商業誌に載せられる限界の変態漫画家・サガノヘルマーとは何者か?
ログミーBiz
山田 :そうそう。それで、昨日そのことうっかりツイートしたら、なんとサガノヘルマーさんのアシスタントさんから「がんばってください!」って(笑)。 大井 :観てる可能性がありますよ(笑)。 乙君氏(以下、乙君) :マジで!? 山田 :サガノさん、がんばってください。 (一同笑) 山田 :今もまだその延長上の仕事をされていて、青年コミックにはなっているんだけど、もうぜんぜん相変わらずのド変態ぶり。そのド変態が、よく変態っていうと、スカトロとか露出狂だったりとか、そういうふうにいくじゃん。違うのもう。レベルが違うのもう。体そのものが別のものになっていくみたいな。 大井 :シュール・レアリズムに近いですよ。 乙君 :それは『君の名は。』みたいなことですか? 大井 :え? (一同笑) 山田 :あれもまあ......あれはちょっと今言うとヤバイかな......。 乙君 :(笑)。 大井 :どっちかというとポストモダン的に近い。 乙君 :ああ。 大井 :サガノヘルマー先生はやっぱりその、さっきの永井豪先生みたいに、異形とつながっていくみたいな、変形というかメタモルフォーゼ的な気持ち悪さというか。 山田 :そう。要するに、ブレインジャックされた普通の人間が、別の超進化した人間たちにブレインジャックされて、自分の体がコントロールされて、コントロールできなくなる。それで、女の子が異常に欲情してしまうというのがメインのコンセプトなんだけど、形が変わっちゃうから、見てる側はついていけないんだよ。 大井 :「エロいのか、これは?」みたいな。 山田 :「これ、エロいのか?」って言って。だいたい、女の子の体全体が性器みたいになっちゃってるわけ。 大井 :そうそう。 山田 :ほぼホラー。だから、セックス自体も「これどういう合体だ?」みたいな。合体ロボみたいな合体になってるんだよね。で、途中であれが入ってくるんだよ。人形フェチも入ってくるわけ。 大井 :そうですね。 山田 :関節的なやつとか入ってくる。俺はだから「今までメジャー誌のなかでやった本当に限界の変態って誰かな?」って考えると、やっぱり確かに江川さんの言うとおり、あのあたりが理解できる範ちゅうのギリだったかなという。 大井 :まあ、商業誌に載っていいギリですね(笑)。 山田 :そう。商業誌のギリかな。それの外にいくと、完全に誰もついてこれない。

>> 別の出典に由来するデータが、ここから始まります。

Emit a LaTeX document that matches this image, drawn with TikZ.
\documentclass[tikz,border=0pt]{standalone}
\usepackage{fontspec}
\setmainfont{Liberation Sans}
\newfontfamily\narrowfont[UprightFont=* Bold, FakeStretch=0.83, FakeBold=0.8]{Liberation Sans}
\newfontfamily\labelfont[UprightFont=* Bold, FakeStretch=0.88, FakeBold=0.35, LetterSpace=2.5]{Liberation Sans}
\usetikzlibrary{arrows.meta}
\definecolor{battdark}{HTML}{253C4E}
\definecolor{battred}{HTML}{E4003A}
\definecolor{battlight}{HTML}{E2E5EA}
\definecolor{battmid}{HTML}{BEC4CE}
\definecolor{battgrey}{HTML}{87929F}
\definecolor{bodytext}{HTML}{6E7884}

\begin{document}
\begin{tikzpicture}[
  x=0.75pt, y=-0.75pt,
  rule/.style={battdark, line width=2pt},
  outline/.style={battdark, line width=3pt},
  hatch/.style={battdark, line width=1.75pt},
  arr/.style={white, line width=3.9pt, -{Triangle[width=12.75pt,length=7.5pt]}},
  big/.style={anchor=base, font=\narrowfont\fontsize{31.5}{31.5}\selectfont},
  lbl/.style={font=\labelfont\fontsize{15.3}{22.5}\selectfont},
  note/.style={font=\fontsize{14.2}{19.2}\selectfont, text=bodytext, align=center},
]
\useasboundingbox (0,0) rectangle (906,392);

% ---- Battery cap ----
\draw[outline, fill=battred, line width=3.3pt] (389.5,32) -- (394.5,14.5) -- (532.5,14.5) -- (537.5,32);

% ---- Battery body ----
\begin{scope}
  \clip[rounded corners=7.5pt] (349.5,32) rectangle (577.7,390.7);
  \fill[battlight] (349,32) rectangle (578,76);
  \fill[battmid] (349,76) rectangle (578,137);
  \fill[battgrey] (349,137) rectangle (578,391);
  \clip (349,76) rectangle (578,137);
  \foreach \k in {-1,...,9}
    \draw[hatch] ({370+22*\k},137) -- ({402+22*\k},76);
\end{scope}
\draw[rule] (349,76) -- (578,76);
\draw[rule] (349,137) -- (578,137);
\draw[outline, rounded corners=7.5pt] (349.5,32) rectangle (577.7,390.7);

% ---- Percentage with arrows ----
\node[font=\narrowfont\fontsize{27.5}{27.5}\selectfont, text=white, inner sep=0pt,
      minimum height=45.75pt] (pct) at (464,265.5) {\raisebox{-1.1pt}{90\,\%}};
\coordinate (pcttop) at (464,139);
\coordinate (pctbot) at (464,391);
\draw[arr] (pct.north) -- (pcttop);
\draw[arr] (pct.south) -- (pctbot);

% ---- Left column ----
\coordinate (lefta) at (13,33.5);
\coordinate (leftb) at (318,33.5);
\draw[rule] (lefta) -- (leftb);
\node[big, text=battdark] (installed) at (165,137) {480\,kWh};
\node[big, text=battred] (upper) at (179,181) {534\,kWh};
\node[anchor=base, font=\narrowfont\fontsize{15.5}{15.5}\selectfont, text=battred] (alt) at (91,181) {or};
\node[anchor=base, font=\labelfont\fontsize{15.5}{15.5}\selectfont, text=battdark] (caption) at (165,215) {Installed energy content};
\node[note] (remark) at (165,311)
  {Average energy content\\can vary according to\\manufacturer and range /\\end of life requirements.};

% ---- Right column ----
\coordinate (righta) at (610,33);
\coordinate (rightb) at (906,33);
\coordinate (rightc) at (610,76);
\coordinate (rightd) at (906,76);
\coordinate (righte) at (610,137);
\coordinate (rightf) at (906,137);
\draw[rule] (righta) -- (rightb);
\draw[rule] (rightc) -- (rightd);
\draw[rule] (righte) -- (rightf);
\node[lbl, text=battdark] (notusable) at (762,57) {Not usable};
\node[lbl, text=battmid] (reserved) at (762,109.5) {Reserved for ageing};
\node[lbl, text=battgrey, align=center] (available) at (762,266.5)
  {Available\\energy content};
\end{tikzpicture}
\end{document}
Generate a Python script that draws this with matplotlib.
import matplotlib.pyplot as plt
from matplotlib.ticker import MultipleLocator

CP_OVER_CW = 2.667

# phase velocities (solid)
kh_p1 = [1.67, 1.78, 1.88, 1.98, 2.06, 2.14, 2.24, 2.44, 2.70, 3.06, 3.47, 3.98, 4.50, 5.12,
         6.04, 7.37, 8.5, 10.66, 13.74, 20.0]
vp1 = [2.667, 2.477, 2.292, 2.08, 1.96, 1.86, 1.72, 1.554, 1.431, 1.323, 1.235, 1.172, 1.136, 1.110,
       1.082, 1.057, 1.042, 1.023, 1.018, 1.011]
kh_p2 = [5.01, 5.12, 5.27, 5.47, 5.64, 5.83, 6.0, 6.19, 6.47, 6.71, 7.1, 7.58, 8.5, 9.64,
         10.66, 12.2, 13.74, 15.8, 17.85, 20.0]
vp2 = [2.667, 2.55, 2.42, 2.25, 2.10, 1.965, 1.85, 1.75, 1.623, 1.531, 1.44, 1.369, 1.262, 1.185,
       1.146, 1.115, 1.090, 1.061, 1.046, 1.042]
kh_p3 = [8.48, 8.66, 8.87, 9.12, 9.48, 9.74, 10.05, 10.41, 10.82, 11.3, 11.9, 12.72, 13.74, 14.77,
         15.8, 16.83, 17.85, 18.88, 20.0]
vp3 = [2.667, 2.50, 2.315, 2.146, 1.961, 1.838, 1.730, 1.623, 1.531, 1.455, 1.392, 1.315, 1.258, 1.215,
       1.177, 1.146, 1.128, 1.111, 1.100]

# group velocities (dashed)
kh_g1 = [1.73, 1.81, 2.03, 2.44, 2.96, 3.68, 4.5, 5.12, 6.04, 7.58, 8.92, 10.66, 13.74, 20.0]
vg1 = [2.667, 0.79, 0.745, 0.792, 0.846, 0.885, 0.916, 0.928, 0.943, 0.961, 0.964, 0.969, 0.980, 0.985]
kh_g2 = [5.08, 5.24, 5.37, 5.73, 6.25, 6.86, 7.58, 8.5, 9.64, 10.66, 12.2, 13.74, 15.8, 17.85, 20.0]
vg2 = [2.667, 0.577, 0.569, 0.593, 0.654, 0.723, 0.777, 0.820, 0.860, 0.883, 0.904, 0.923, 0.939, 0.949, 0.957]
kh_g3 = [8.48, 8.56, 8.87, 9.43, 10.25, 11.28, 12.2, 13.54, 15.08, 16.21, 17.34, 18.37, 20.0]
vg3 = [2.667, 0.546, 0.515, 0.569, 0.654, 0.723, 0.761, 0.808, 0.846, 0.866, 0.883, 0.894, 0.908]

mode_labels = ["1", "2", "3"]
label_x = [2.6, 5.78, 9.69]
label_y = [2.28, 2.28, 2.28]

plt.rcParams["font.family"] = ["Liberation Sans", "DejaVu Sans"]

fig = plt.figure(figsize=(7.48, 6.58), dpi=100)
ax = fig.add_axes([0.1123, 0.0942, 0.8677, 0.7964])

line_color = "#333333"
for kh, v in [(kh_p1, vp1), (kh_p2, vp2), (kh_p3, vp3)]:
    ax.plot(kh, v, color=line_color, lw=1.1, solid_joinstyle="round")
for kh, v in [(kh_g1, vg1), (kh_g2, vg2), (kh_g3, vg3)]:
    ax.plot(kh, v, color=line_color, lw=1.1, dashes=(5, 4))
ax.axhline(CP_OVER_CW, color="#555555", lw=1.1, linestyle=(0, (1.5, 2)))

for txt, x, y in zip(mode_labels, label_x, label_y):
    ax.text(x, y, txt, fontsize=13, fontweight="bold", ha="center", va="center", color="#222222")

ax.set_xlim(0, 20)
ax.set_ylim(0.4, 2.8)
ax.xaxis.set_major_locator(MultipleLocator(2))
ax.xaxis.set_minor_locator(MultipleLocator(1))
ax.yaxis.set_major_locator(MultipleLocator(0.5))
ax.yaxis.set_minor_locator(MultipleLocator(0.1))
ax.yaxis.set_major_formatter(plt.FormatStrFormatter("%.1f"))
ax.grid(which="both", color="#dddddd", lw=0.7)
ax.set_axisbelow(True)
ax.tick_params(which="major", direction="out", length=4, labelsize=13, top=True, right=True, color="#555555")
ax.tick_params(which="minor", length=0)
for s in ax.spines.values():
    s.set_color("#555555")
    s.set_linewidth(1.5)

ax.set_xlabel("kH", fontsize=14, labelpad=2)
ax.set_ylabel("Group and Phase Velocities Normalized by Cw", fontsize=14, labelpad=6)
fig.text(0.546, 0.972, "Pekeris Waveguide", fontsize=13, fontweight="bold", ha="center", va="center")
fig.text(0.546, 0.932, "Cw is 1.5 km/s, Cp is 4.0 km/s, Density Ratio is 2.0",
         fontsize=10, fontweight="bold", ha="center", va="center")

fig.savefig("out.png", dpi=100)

…って、別にググればいくらでも現在のサガノヘルマー情報は出てくるのですがね。 しかし、どんなにググって「知識」を得ても、この奇才の掲載当時の衝撃度は、知らない人にはたぶん推測することもできないのです。 かつてヤンマガ本誌で、つまり、日本中のコンビニで誰でもごくごく手軽に買える媒体で、常軌を逸したエロとグロをまき散らしまくっていた異形の奇才が、今はほぼ忘れられてしまっているのに茫然とする。 このマンバでも、作品一覧に『BLACK BRAIN』がないのだから。ヤンマガで連載して単行本10巻とか出していたのに…。 まあ、それもしょうがないのか。 ヒドい(=凄い)漫画家だもんなあ。 今じゃあ絶対、一般誌に載せられないよなあ。ホントにヒドい(=凄い)もんなあ。 『わんぱくTRIPPER』は、サガノヘルマーのデビュー作です。 さすがにデビュー作だけあって、その資質が全開です。作者も編集部も、ほぼコントロールできてないです。ヒドい(=凄い)です。個人的には、ブラブレや後年の成年誌発表作より、イっちゃってると思います。 素晴らしいです。 駕籠真太郎とかがお好きなかたは、ぜひ。 これが、日本中で若者が読んでいた雑誌に載っていた時代があったんだなあ。 「僕は二十歳だった。それが人生でもっとも美しいときだなんて誰にも言わせない」 ポール・ニザン まあ、少なくとも毎週サガノヘルマーを読んでたのが二十歳頃だったら、そりゃあ美しくはないよなあ。ヒドい(=凄い)よなあ。